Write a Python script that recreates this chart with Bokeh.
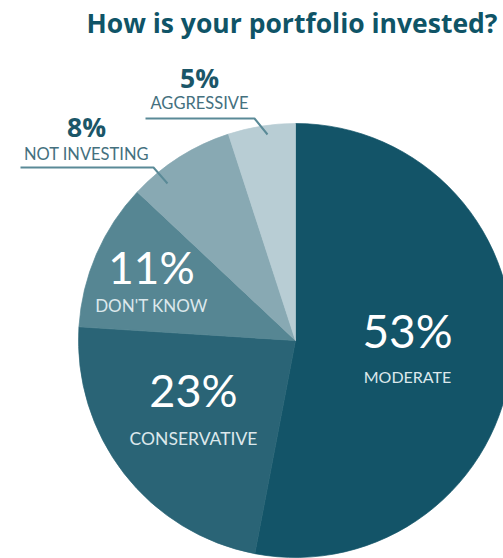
import numpy as np
from bokeh.plotting import figure
from bokeh.models import ColumnDataSource, Range1d
from bokeh.core.properties import value
from bokeh.embed import file_html
from bokeh.resources import INLINE

# ---- data ----
categories = ["MODERATE", "CONSERVATIVE", "DON'T KNOW", "NOT INVESTING", "AGGRESSIVE"]
percents = [53, 23, 11, 8, 5]
slice_colors = ["#135468", "#2a6476", "#568693", "#88a9b3", "#b8cdd4"]
title_text = "How is your portfolio invested?"

# ---- layout (reference pixel coordinates; y measured from the top) ----
W, H = 503, 558
def Y(y):
    return H - y

SHIFT = 0.38  # baseline correction, in em

def TY(baseline, size):
    return Y(baseline - SHIFT * size)

cx, cy, R = 295, 340, 217

p = figure(width=W, height=H, output_backend="svg", toolbar_location=None,
           x_range=Range1d(0, W), y_range=Range1d(0, H), min_border=0)
p.axis.visible = False
p.grid.visible = False
p.outline_line_color = None
p.background_fill_color = "white"

# slices, clockwise from 12 o'clock
vals = np.array(percents, dtype=float)
cum = np.concatenate([[0], np.cumsum(vals)]) / vals.sum() * 360.0
start_cw = cum[:-1]
end_cw = cum[1:]
src = ColumnDataSource(dict(
    start=np.radians(90 - end_cw), end=np.radians(90 - start_cw),
    color=slice_colors, cat=categories))
p.wedge(x=cx, y=Y(cy), radius=R, start_angle="start", end_angle="end",
        direction="anticlock", fill_color="color", line_color="color",
        line_width=0.7, source=src)

FONT = value("Lato")

# title
ts = 26.5
p.text(x=[497], y=[TY(33, ts)], text=[title_text], text_font=value("Open Sans"),
       text_font_size=f"{ts}px", text_font_style="bold", text_color="#0f5467",
       text_align="right", text_baseline="alphabetic")

# inside labels
inside = [
    # (index, x, pct baseline, label baseline, pct size, label size)
    (0, 407, 347, 382, 46, 16),
    (1, 193, 407, 445, 45, 17.5),
    (2, 151, 283, 311, 44, 17),
]
for i, x, yb1, yb2, fs1, fs2 in inside:
    p.text(x=[x], y=[TY(yb1, fs1)], text=[f"{percents[i]}%"], text_font=FONT,
           text_font_size=f"{fs1}px", text_color="white", text_align="center",
           text_baseline="alphabetic")
    p.text(x=[x], y=[TY(yb2, fs2)], text=[categories[i]], text_font=FONT,
           text_font_size=f"{fs2}px", text_color="#dce8ec", text_align="center",
           text_baseline="alphabetic")

# outside labels with leader lines
outside = [
    # (index, x, pct baseline, label baseline, line pts)
    (3, 86, 137, 160, [(20, 167), (153, 167), (167, 183)]),
    (4, 199, 88, 109, [(145, 118), (254, 118), (267, 134)]),
]
os_ = 26.5
for i, x, yb1, yb2, pts in outside:
    p.text(x=[x], y=[TY(yb1, os_)], text=[f"{percents[i]}%"], text_font=value("Open Sans"),
           text_font_size=f"{os_}px", text_font_style="bold", text_color="#1b5668",
           text_align="center", text_baseline="alphabetic")
    p.text(x=[x], y=[TY(yb2, 16.5)], text=[categories[i]], text_font=FONT,
           text_font_size="16.5px", text_color="#44707e", text_align="center",
           text_baseline="alphabetic")
    p.line(x=[q[0] for q in pts], y=[Y(q[1]) for q in pts],
           line_color="#5a8a97", line_width=2)

open("out.html", "w").write(file_html(p, INLINE))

**Given request**. Reproduce only the lines from the beginning of the data through the line that contains "is your portfolio", both included, and please drop the pictures.

**Complete output**.
Write a Python script that recreates this chart with Bokeh.
import numpy as np
from bokeh.plotting import figure
from bokeh.models import ColumnDataSource, Range1d
from bokeh.core.properties import value
from bokeh.embed import file_html
from bokeh.resources import INLINE

# ---- data ----
categories = ["MODERATE", "CONSERVATIVE", "DON'T KNOW", "NOT INVESTING", "AGGRESSIVE"]
percents = [53, 23, 11, 8, 5]
slice_colors = ["#135468", "#2a6476", "#568693", "#88a9b3", "#b8cdd4"]
title_text = "How is your portfolio invested?"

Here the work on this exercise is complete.